[Source data]
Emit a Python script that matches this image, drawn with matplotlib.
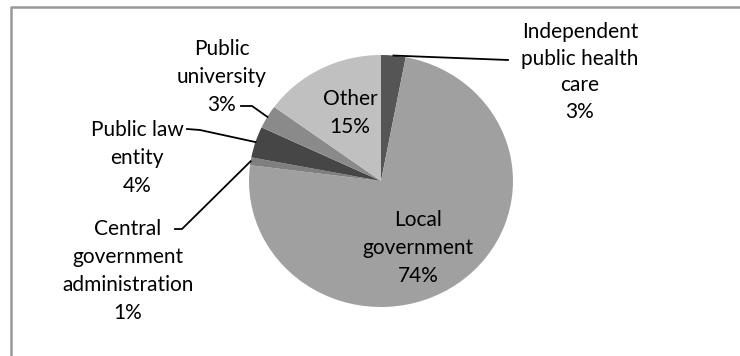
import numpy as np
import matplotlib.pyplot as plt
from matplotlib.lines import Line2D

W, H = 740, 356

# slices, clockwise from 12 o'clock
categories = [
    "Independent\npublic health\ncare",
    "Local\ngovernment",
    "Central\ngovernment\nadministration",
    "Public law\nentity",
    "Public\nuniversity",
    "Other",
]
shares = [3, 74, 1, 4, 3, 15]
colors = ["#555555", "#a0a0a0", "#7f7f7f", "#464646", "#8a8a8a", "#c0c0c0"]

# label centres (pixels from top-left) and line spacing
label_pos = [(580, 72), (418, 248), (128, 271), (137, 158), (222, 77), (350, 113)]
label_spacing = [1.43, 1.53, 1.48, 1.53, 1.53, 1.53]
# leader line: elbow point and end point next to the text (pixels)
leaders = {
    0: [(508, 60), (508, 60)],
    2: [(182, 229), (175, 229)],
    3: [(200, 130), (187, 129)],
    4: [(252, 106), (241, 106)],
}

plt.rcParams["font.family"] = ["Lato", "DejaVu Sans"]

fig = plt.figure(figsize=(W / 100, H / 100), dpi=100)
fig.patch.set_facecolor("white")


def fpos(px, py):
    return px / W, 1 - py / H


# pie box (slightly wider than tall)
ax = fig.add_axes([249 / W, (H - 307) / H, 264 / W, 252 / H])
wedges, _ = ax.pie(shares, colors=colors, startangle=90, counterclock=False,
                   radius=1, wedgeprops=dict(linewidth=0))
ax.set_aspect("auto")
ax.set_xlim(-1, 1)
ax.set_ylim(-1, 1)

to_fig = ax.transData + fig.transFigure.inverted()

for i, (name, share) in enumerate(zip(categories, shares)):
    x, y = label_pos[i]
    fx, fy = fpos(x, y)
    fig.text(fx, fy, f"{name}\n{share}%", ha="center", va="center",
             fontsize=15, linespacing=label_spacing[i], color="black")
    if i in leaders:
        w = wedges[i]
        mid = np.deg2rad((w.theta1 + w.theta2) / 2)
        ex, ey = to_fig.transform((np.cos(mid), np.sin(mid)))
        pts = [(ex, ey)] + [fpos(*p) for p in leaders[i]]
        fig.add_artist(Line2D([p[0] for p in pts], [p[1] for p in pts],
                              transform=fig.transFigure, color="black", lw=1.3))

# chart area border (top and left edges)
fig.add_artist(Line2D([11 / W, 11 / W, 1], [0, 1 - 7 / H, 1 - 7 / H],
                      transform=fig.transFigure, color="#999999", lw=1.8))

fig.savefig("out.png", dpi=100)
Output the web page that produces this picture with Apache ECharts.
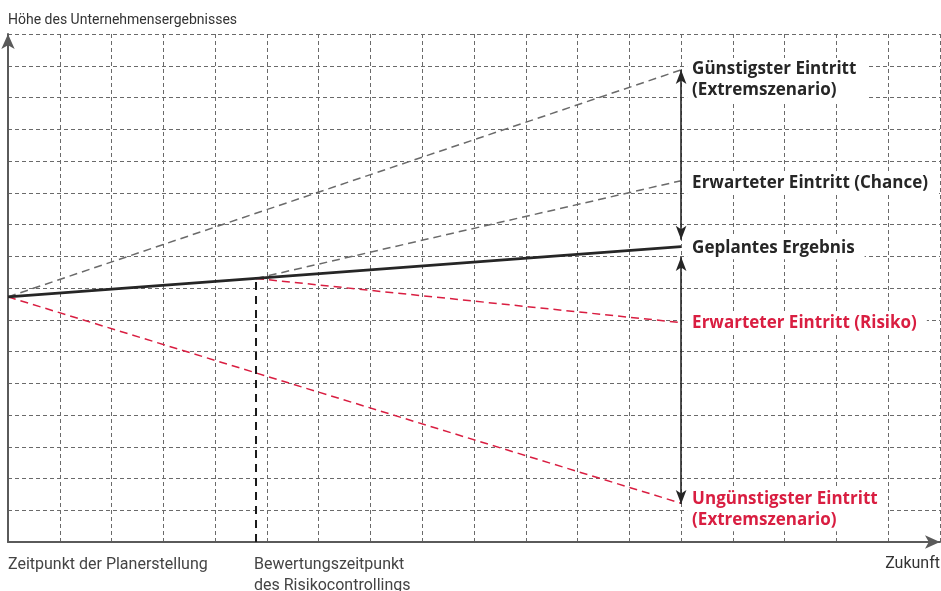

» **Goal**: Pictures in the records above are left out; print everything else exactly as written.

» **Task answer**:
Emit a Python script that matches this image, drawn with matplotlib.
import numpy as np
import matplotlib.pyplot as plt
from matplotlib.lines import Line2D

W, H = 740, 356

# slices, clockwise from 12 o'clock
categories = [
    "Independent\npublic health\ncare",
    "Local\ngovernment",
    "Central\ngovernment\nadministration",
    "Public law\nentity",
    "Public\nuniversity",
    "Other",
]
shares = [3, 74, 1, 4, 3, 15]
colors = ["#555555", "#a0a0a0", "#7f7f7f", "#464646", "#8a8a8a", "#c0c0c0"]

# label centres (pixels from top-left) and line spacing
label_pos = [(580, 72), (418, 248), (128, 271), (137, 158), (222, 77), (350, 113)]
label_spacing = [1.43, 1.53, 1.48, 1.53, 1.53, 1.53]
# leader line: elbow point and end point next to the text (pixels)
leaders = {
    0: [(508, 60), (508, 60)],
    2: [(182, 229), (175, 229)],
    3: [(200, 130), (187, 129)],
    4: [(252, 106), (241, 106)],
}

plt.rcParams["font.family"] = ["Lato", "DejaVu Sans"]

fig = plt.figure(figsize=(W / 100, H / 100), dpi=100)
fig.patch.set_facecolor("white")


def fpos(px, py):
    return px / W, 1 - py / H


# pie box (slightly wider than tall)
ax = fig.add_axes([249 / W, (H - 307) / H, 264 / W, 252 / H])
wedges, _ = ax.pie(shares, colors=colors, startangle=90, counterclock=False,
                   radius=1, wedgeprops=dict(linewidth=0))
ax.set_aspect("auto")
ax.set_xlim(-1, 1)
ax.set_ylim(-1, 1)

to_fig = ax.transData + fig.transFigure.inverted()

for i, (name, share) in enumerate(zip(categories, shares)):
    x, y = label_pos[i]
    fx, fy = fpos(x, y)
    fig.text(fx, fy, f"{name}\n{share}%", ha="center", va="center",
             fontsize=15, linespacing=label_spacing[i], color="black")
    if i in leaders:
        w = wedges[i]
        mid = np.deg2rad((w.theta1 + w.theta2) / 2)
        ex, ey = to_fig.transform((np.cos(mid), np.sin(mid)))
        pts = [(ex, ey)] + [fpos(*p) for p in leaders[i]]
        fig.add_artist(Line2D([p[0] for p in pts], [p[1] for p in pts],
                              transform=fig.transFigure, color="black", lw=1.3))

# chart area border (top and left edges)
fig.add_artist(Line2D([11 / W, 11 / W, 1], [0, 1 - 7 / H, 1 - 7 / H],
                      transform=fig.transFigure, color="#999999", lw=1.8))

fig.savefig("out.png", dpi=100)
Output the web page that produces this picture with Apache ECharts.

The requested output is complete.